Suckers growing at the base of a pruned olive tree

Lovely open canopy 🙂 Lots of suckers 😦

So, as I mentioned in my previous post, I feel as if I’m pruning away at the top, and the trees are responding to this grave injury by sprouting away at the bottom. This is the bad bit about their robustness! I don’t want the growth there. I want the energy, water, and nutrients to go into the canopy, to making leaves and fruit up top! So I have to go round again to get the suckers off. You can cut them off, but then you might get another ten suckers sprouting from that site. The preferred method for many is to kick them off with a boot! Sounds simple? I’ve found there’s actually quite a knack to it! I still need to practice, or maybe I need tougher boots. The suckers should be neither too young and bendy, nor too old and woody. Anyway, there’s no shortage of trees to practice on… There is a neat little gadget, kind of like multiple mini-nunchucks, which attaches to a battery pack and whizzes round, apparently whipping the suckers off – pretty cool.
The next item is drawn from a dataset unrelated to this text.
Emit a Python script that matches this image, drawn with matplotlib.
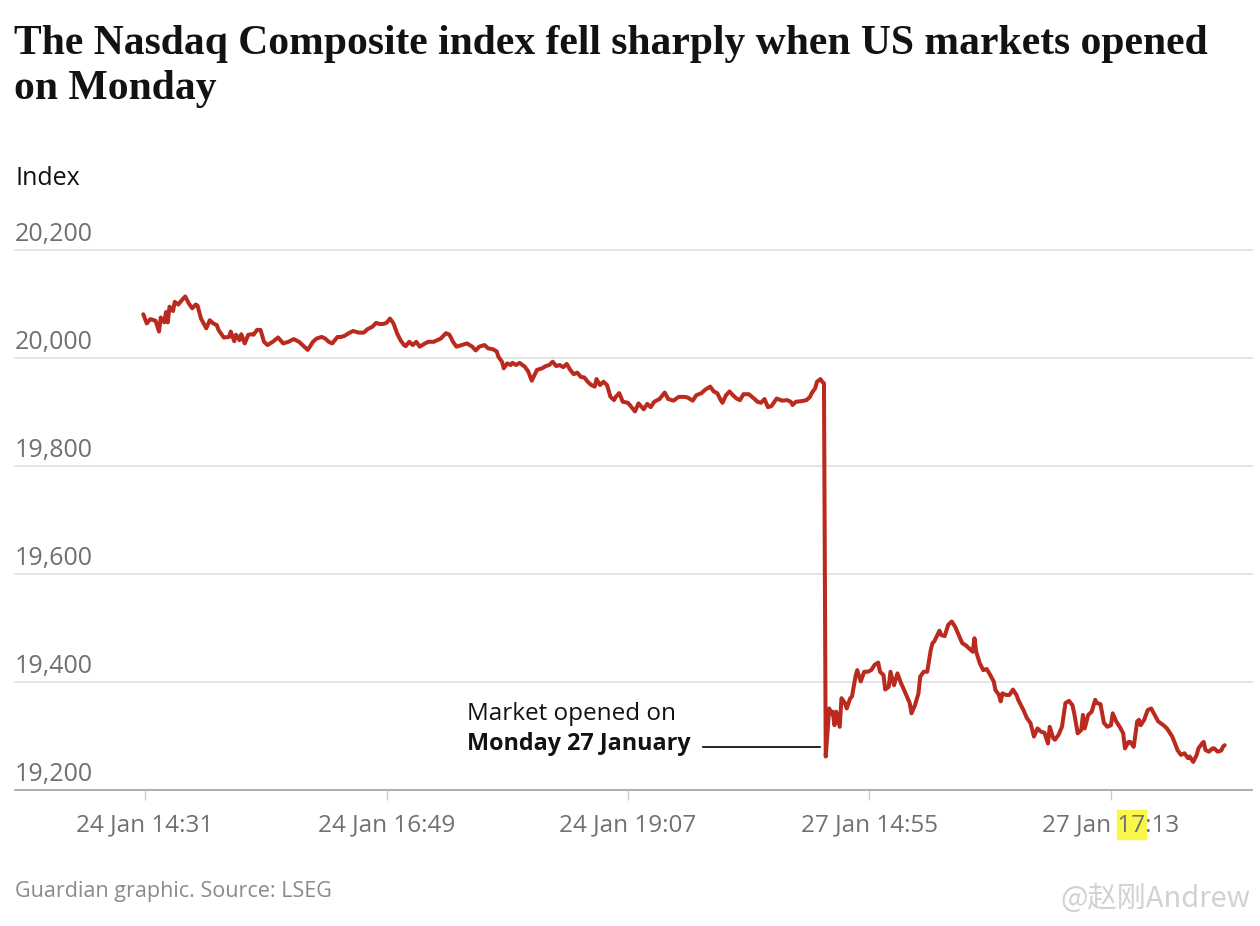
import matplotlib
matplotlib.use("Agg")
import matplotlib.pyplot as plt
import matplotlib.transforms as mtransforms
from matplotlib.patches import Rectangle

# minutes counted from 24 Jan 14:30 (market open), Monday session continues at 390
fri_minute = [0, 2, 4, 6, 7, 9, 10, 12, 13, 14, 15, 17, 18, 20, 22, 24, 26, 28, 30, 31,
              33, 36, 38, 40, 42, 43, 46, 49, 50, 52, 53, 55, 56, 58, 60, 62, 63, 65, 67, 69,
              71, 74, 77, 80, 83, 86, 89, 93, 94, 97, 99, 102, 104, 106, 108, 111, 113,
              115, 118, 120, 123, 126, 128, 131, 133, 135, 137, 139, 141, 143, 145, 147, 149,
              150, 152, 154, 156, 158, 161, 163, 166, 168, 170, 173, 175, 177, 179, 182, 185,
              188, 190, 192, 195, 197, 200, 202, 203, 205, 206, 208, 210, 211, 213, 215, 218,
              220, 222, 225, 228, 230, 232, 234, 236, 238, 240, 242, 244, 246, 248, 250, 252,
              254, 256, 258, 259, 261, 263, 265, 267, 269, 270, 272, 274, 277, 278, 281, 283,
              286, 288, 290, 292, 295, 298, 300, 303, 306, 309, 311, 314, 316, 319, 321, 324,
              326, 328, 330, 331, 333, 335, 337, 339, 341, 343, 346, 349, 351, 353, 355, 357,
              359, 362, 365, 368, 370, 371, 373, 376, 379, 381, 382, 384, 385, 387, 388, 389]
fri_index = [20081, 20064, 20072, 20070, 20069, 20049, 20075, 20066, 20085, 20066, 20095, 20087,
             20104, 20099, 20107, 20114, 20101, 20092, 20099, 20097, 20073, 20055, 20070, 20064,
             20061, 20052, 20038, 20039, 20049, 20031, 20043, 20033, 20044, 20027, 20043, 20044,
             20043, 20052, 20052, 20030, 20024, 20030, 20038, 20027, 20030, 20035, 20030, 20018,
             20015, 20030, 20036, 20039, 20036, 20030, 20027, 20039, 20039,
             20041, 20047, 20050, 20047, 20047, 20053, 20058, 20065, 20063, 20063, 20065, 20073,
             20064, 20046, 20033, 20024, 20022, 20030, 20024, 20030, 20021, 20027, 20030, 20030,
             20033, 20036, 20046, 20043, 20030, 20021, 20024, 20027, 20021, 20014, 20021, 20024,
             20018, 20016, 20012, 20002, 19993, 19981, 19990, 19987, 19991, 19987, 19991, 19984,
             19975, 19958, 19978, 19981, 19985, 19987, 19993, 19985, 19987, 19983, 19989, 19978,
             19970, 19973, 19965, 19964, 19956, 19950, 19947, 19961, 19950, 19956, 19950, 19928,
             19922, 19928, 19935, 19919, 19917, 19913, 19901, 19916, 19905, 19915, 19909, 19919,
             19924, 19936, 19924, 19921, 19928, 19928, 19927, 19921, 19931, 19935, 19941, 19947,
             19938, 19935, 19922, 19917, 19931, 19938, 19931, 19925, 19922, 19933, 19933, 19925,
             19919, 19917, 19924, 19909, 19911, 19925, 19921, 19922, 19919, 19913, 19919, 19920,
             19922, 19928, 19935, 19944, 19956, 19961, 19956, 19953]

mon_minute = [390, 392, 393, 394, 395, 396, 398, 399, 401, 402, 404, 405, 407, 408, 410, 412,
              414, 416, 418, 420, 421, 423, 424, 426, 427, 429, 431, 433, 434, 436, 438, 439,
              441, 443, 444, 446, 448, 450, 451, 452, 455, 456, 458, 460, 462, 464, 466, 468,
              470, 472, 474, 475, 476, 478, 480, 482, 484, 486, 487, 489, 490, 491, 493, 495,
              497, 499, 500, 503, 505, 507, 509, 511, 513, 515, 517, 518, 520, 521, 523, 525,
              527, 529, 531, 532, 534, 536, 537, 538, 540, 542, 544, 545, 547, 549, 551, 553,
              554, 556, 558, 560, 561, 563, 564, 566, 568, 569, 570, 572, 574, 576, 578, 580,
              583, 585, 588, 590, 591, 593, 595, 597, 598, 600, 602, 603, 605, 606, 607, 609,
              611, 612, 614, 616, 617, 618]
mon_index = [19262, 19351, 19342, 19345, 19320, 19345, 19317, 19370, 19361, 19351, 19370, 19373,
             19410, 19422, 19401, 19419, 19419, 19422, 19432, 19436, 19419, 19413, 19386, 19391,
             19419, 19394, 19416, 19398, 19391, 19376, 19361, 19342, 19357, 19379, 19410, 19419,
             19419, 19459, 19472, 19475, 19495, 19487, 19485, 19506, 19512, 19502, 19487, 19472,
             19468, 19462, 19456, 19481, 19456, 19435, 19422, 19424, 19413, 19401, 19385, 19376,
             19364, 19379, 19376, 19376, 19386, 19376, 19367, 19348, 19333, 19324, 19299, 19314,
             19308, 19306, 19286, 19317, 19296, 19293, 19302, 19317, 19361, 19365, 19357, 19342,
             19305, 19311, 19339, 19314, 19339, 19345, 19367, 19361, 19359, 19324, 19317, 19320,
             19342, 19327, 19317, 19305, 19277, 19289, 19289, 19280, 19327, 19330, 19320, 19330,
             19348, 19351, 19339, 19327, 19320, 19314, 19299, 19283, 19274, 19265, 19268, 19259,
             19262, 19252, 19265, 19277, 19286, 19289, 19274, 19271, 19277, 19277, 19271, 19273,
             19280, 19283]

tick_minute = [1, 139, 277, 415, 553]
tick_labels = ["24 Jan 14:31", "24 Jan 16:49", "24 Jan 19:07", "27 Jan 14:55", "27 Jan 17:13"]
y_ticks = [19200, 19400, 19600, 19800, 20000, 20200]

RED = "#bb2a1e"
GREY = "#707070"
SANS = ["Open Sans", "DejaVu Sans"]

W, H = 1260, 926
fig = plt.figure(figsize=(W / 100, H / 100), dpi=100)


def fx(px):
    return px / W


def fy(py):
    return 1 - py / H


ax = fig.add_axes([fx(15), fy(790), (1252 - 15) / W, (790 - 250) / H])
ax.patch.set_visible(False)
ax.set_xlim(-73.3, 633.6)
ax.set_ylim(19200, 20200)

for y in y_ticks[1:]:
    ax.axhline(y, color="#dcdcdc", lw=1.1, zorder=1, clip_on=False)
for y in y_ticks:
    ax.annotate(f"{y:,}", xy=(0, y), xycoords=("axes fraction", "data"),
                xytext=(0, 6.5), textcoords="offset points", ha="left", va="baseline",
                fontsize=18, color=GREY, family=SANS)

ax.plot(fri_minute + mon_minute, fri_index + mon_index, color=RED, lw=2.9,
        solid_joinstyle="round", solid_capstyle="round", zorder=3)

for s in ["top", "left", "right"]:
    ax.spines[s].set_visible(False)
ax.spines["bottom"].set_color("#a0a0a0")
ax.spines["bottom"].set_linewidth(1.2)
ax.set_yticks([])
ax.set_xticks(tick_minute, tick_labels)
ax.tick_params(axis="x", length=7.5, width=1, color="#cccccc", pad=9,
               labelsize=17.5, labelcolor=GREY)
for lab in ax.get_xticklabels():
    lab.set_family(SANS)

# annotation for the Monday open
open_minute = mon_minute[0]
ax.plot([open_minute - 70, open_minute - 3], [19280, 19280], color="black", lw=1.2, zorder=2)
fig.text(fx(467), fy(720), "Market opened on", ha="left", va="baseline",
         fontsize=17.5, family=SANS, color="#121212")
fig.text(fx(467), fy(750), "Monday 27 January", ha="left", va="baseline",
         fontsize=16.8, family=SANS, weight="bold", color="#121212")

# headings and notes
fig.text(fx(14), fy(54), "The Nasdaq Composite index fell sharply when US markets opened",
         ha="left", va="baseline", fontsize=30, weight="bold", family="Liberation Serif",
         color="#121212")
fig.text(fx(14), fy(99), "on Monday", ha="left", va="baseline", fontsize=30, weight="bold",
         family="Liberation Serif", color="#121212")
fig.text(fx(15), fy(185), "Index", ha="left", va="baseline", fontsize=18, family=SANS,
         color="#121212")
fig.text(fx(15), fy(897), "Guardian graphic. Source: LSEG", ha="left", va="baseline",
         fontsize=15.5, family=SANS, color="#8a8a8a")
fig.text(fx(1250), fy(907), "@赵刚Andrew", ha="right", va="baseline", fontsize=21,
         family=["Noto Sans CJK SC", "DejaVu Sans"], color="#d2d2d2")

# yellow highlight behind "17" of the last tick label
fig.canvas.draw()
renderer = fig.canvas.get_renderer()
lab = ax.get_xticklabels()[-1]
bb = lab.get_window_extent(renderer)
prop = lab.get_fontproperties()
w_pre, _, _ = renderer.get_text_width_height_descent("27 Jan 17", prop, ismath=False)
w_17, _, _ = renderer.get_text_width_height_descent("17", prop, ismath=False)
x0 = bb.x0 + w_pre - w_17
fig.add_artist(Rectangle((x0 - 1, bb.y0 - 2), w_17 + 2, bb.height + 5, color="#fbf64a",
                         transform=mtransforms.IdentityTransform(), zorder=-1))

fig.savefig("out.png", dpi=100, facecolor="white")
Some groves use sheep to nibble the suckers away, in addition to low hanging branches. I’d absolutely love to have sheep here, but it’s not practical at the moment. Anyway, going round the grove kicking suckers off trees is a good way of working off any frustrations! FFx

Author: FarmerFi

I'm a British doctor who married an Aussie, moved to Tasmania, and bought an olive grove. Now making extra virgin olive oil and olive leaf tea. I'd love you to join my adventures in the beautiful setting of Southern Tasmania.

22 thoughts on “Suckers!!

  1. Fi, me love, you’re far too slim and slight for booting these suckers around ! – men need to do the rough-stuff. 🙂 Or else you put on some Blundstones far too big and fill up the spaces with rocks … [grin]


  2. I’ll have to pass this on to my landlord. He trims the suckers off our olive trees all the time so they’re pretty thick at the moment!


  3. Kick the suckers with your steel capped boots. It’s not often you get to say that and it be a positive thing.


  4. I so want olives to be a part of our tree crop in US zone 7b/8a. Will be checking your climate and following your antics. Thank you for sharing. 🙂


    • Thanks for stopping by 🙂 I’m not that familiar with the US zones, but I think 7b/8a gets quite cold? Do you have any warmer microclimates?

      Liked by 1 person

      • We do get down to -13 C here this winter, but Manzanillia, Arbosana, and Arbequina are reported to be producing and thriving in our climate. Perhaps we can plant one inside the high tunnel. Still exploring options. Thanks for your interest!